Es wird einfach nur gesagt "bevor ich so still wurde", also offenbar gab es ein "Davor".

 

Beim zweiten Lesen ist mir aufgefallen, dass das spätere Hobby von Odile, die Holzschnitzerei, früh vorbereitet wird. Das hat mir sehr gut gefallen!

 

Die Personifizierung ist hier ein tolles Stilmittel. Beispiel:
"Das Papier zitterte, als sie s an mich zurückreichte. Sehr raffiniert, sagte sie." (leider werden keine Anführungszeichen genutzt.)

 

Richtig literarisch - es wird klar, was genau mit dem Vater passiert ist, aber sehr subtil.

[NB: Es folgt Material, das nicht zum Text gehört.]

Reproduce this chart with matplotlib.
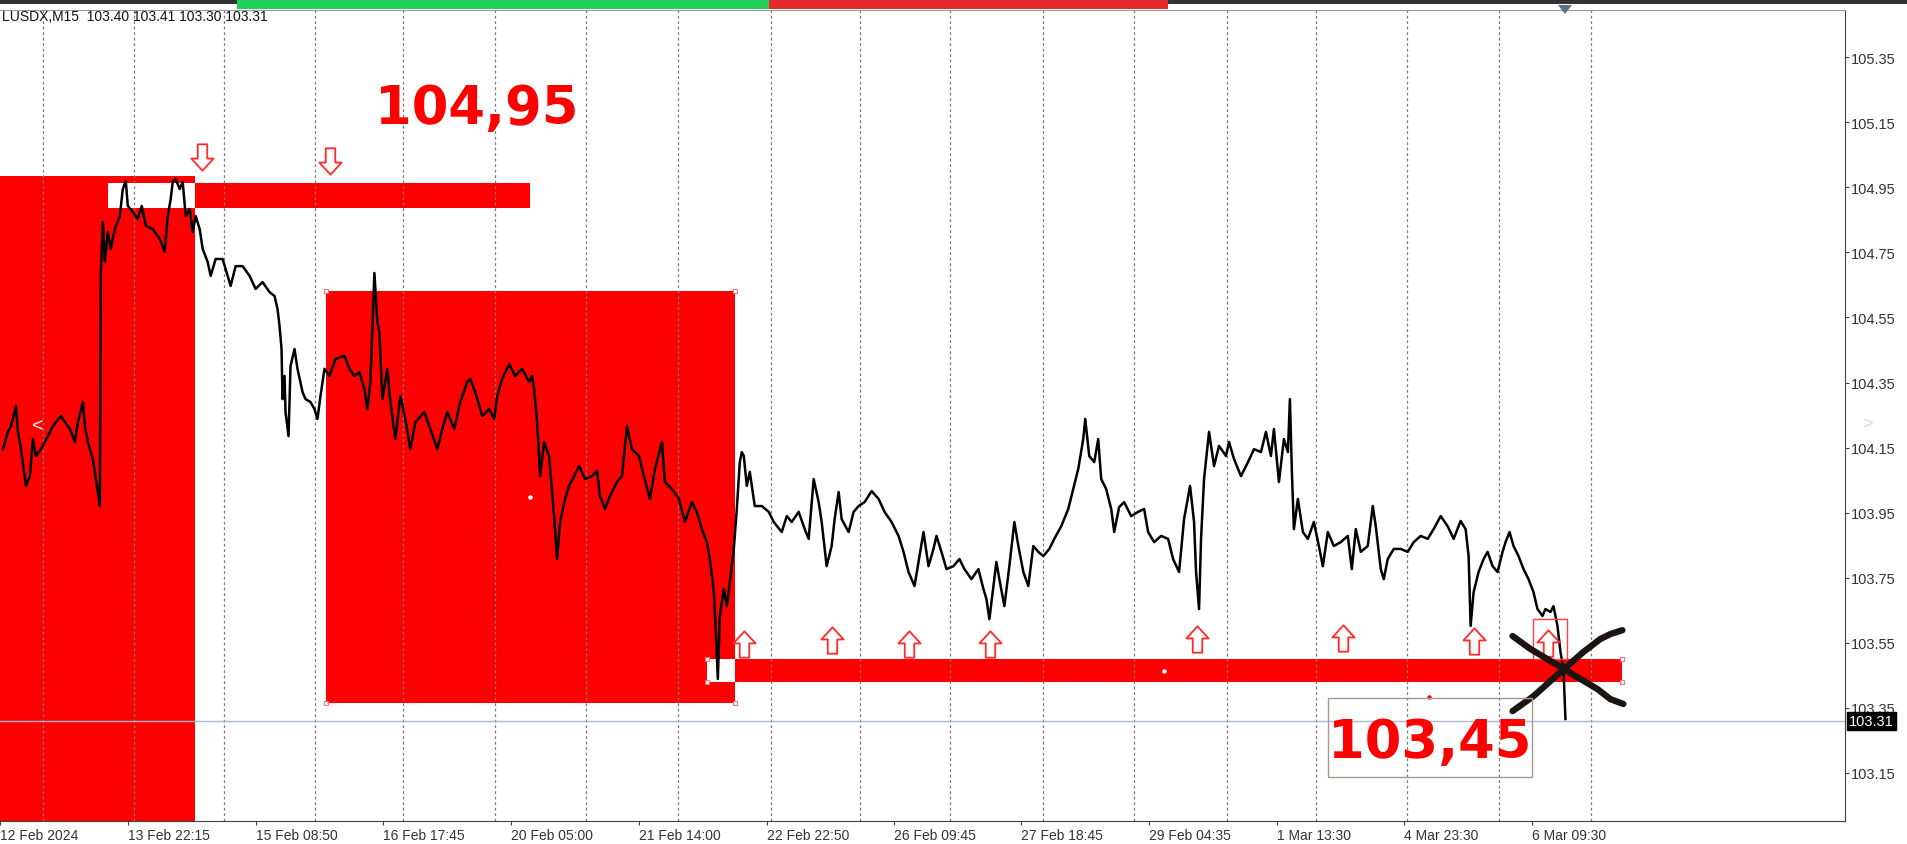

"Doch abgesehen davon, dass ich die Garage meide, wo er es getan hat, denke ich im Grunde nicht oft an ihn."

Genial!

 

Als Odile endlich (wieder) Freundschaften schließt, beobachtet sie nur "Wie groß mein Leben auf einmal geworden war.". Herrliche Art, das auszudrücken.

 

 

Einzig hatte ich dein Eindruck, dass die Übersetzung ein oder zweimal "scheinbar" statt "anscheinend" verwendet hat, das hat mich gestört (vielleicht liegt es ja am Original, das ich nicht kenne). Ansonsten eine super Übersetzung! Und ein toller Roman, den ich nur laut feiern will!